Wed Feb 15 16:17:08 CET 2006

Paul,

this confirms our impressions at Index Data.. somehow, while PHP has 
managed to approach Unicode in a way that mostly 'just works' (probably 
by not doing more than necessary to it), Perl seems to have all kinds of 
internal logic which has the effect of making  Unicode really, really 
complicated and unintuitive. We had two guys spending a week or so each 
trying to make heads or tails of the UTF-8 tutorial, and still we felt 
at the end like we were fudging around the problem rather than really 
solving it well.

I'm *not* fond of Perl's approach to Unicode.

--Sebastian

Paul POULAIN wrote:

> Thanks to Heikki Levanto, Tümer Garip & Mike Rylander, you pointed 3 
> things useless alone, but very useful when mixed.
>
> I think I have the solution to our problem.
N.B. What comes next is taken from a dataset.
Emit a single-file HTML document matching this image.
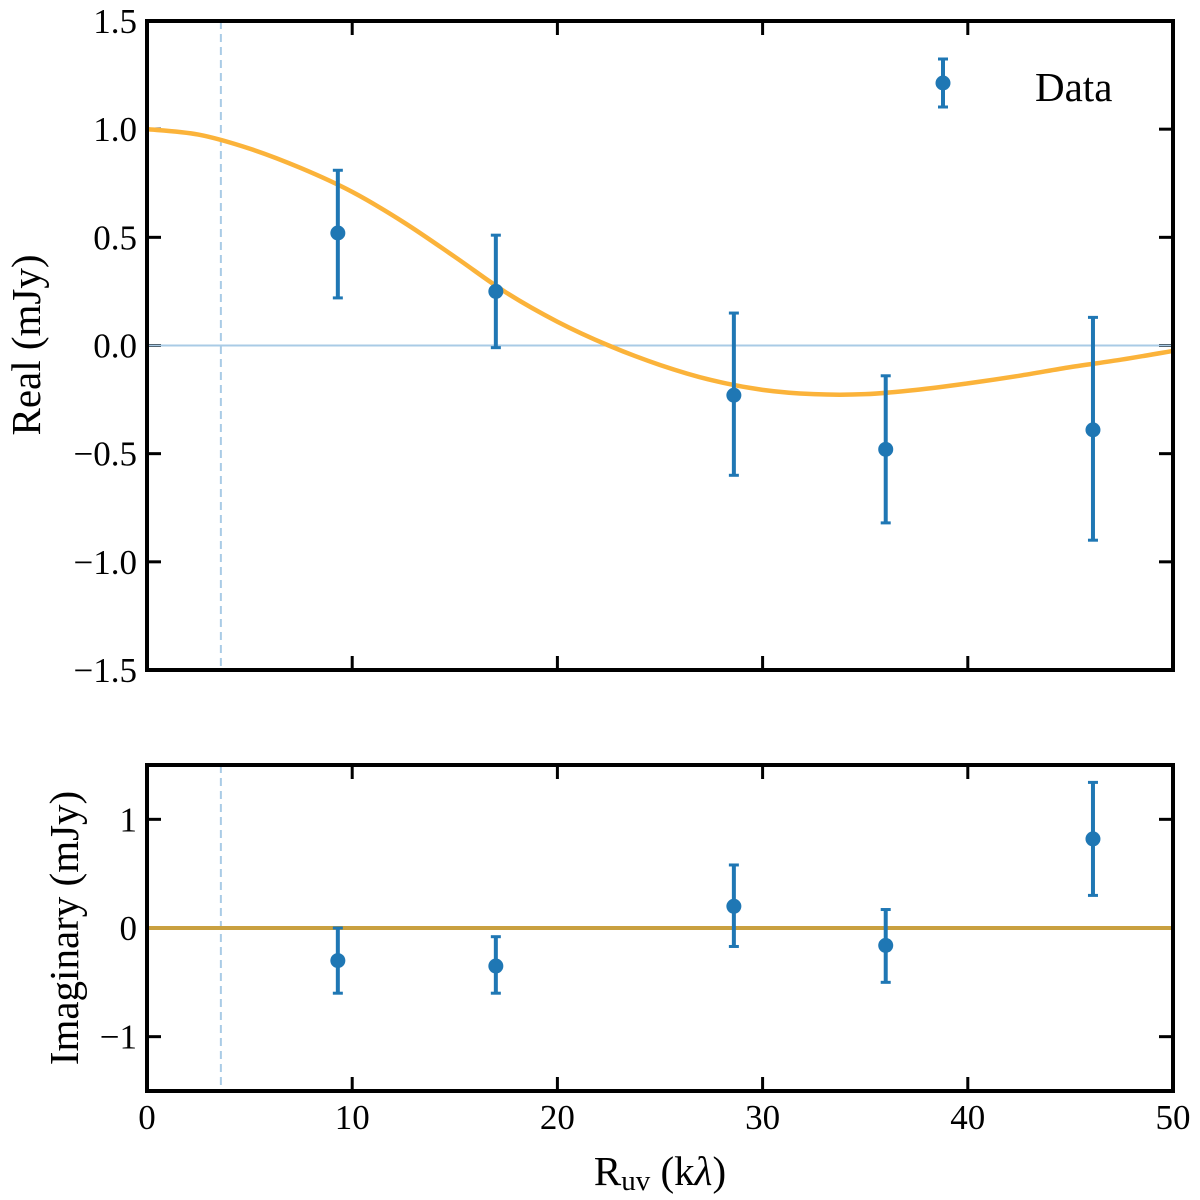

It's not a zebra or 
> html::template or marc::record problem, it's a Perl one !
>
> Let me explain :
> I followed my utf-8 string in my perl Code until printed and it was 
> always utf-8 (\x9c...)
> But in firefox, it was iso8859-1.
>
> Heikki told me that the first 255 char were shared by unicode and 
> iso8859-1. So, I told myself : OK, Paul, add a "true utf-8 character 
> to your string". I choose \x{263a} (the smiley, because i'm always 
> optimistic & that is what is used in perluniintro)
>
> Surprise ... now my é was a utf-8 é in firefox !!!!
> Conclusion : perl looked at my string before sendint it, and, as it 
> finds it's not "true utf-8", Perl did something to change it in 
> iso8859-1.
>
> I also had a brand new message in my log :
> >            Wide character in print at ...
>
> Mike R. and Tümer G. suggestions make me investigate perldoc on unicode.
> and here it is :
>
>>        A user of Perl does not normally need to know nor care how 
>> Perl happens to encode its internal strings, but it becomes rele-
>>        vant when outputting Unicode strings to a stream without a 
>> PerlIO layer -- one with the "default" encoding.  In such a case,
>>        the raw bytes used internally (the native character set or 
>> UTF-8, as appropriate for each string) will be used, and a "Wide
>>        character" warning will be issued if those strings contain a 
>> character beyond 0x00FF.
>>        For example,
>>              perl -e 'print "\x{DF}\n", "\x{0100}\x{DF}\n"'
>>        produces a fairly useless mixture of native bytes and UTF-8, 
>> as well as a warning:
>>             Wide character in print at ...
>>        To output UTF-8, use the ":utf8" output layer.  Prepending
>>              binmode(STDOUT, ":utf8");
>>        to this sample program ensures that the output is completely 
>> UTF-8, and removes the program's warning.
>
>
>
> GOTCHA ! I have added binmode(STDOUT, ":utf8"), and now, even without 
> the smiley, my éà... are correctly shown.
>
> Still having to investigate mySQL utf-8, but it seems that
> > set NAMES=utf8
> is useless.
>
> Thanks everybody for helping me. I'll continue this thread on 
> koha-devel only, as zebra & perl4lib are not interested probably.

-- 
Sebastian Hammer, Index Data
quinn at indexdata.com   www.indexdata.com
Ph: (603) 209-6853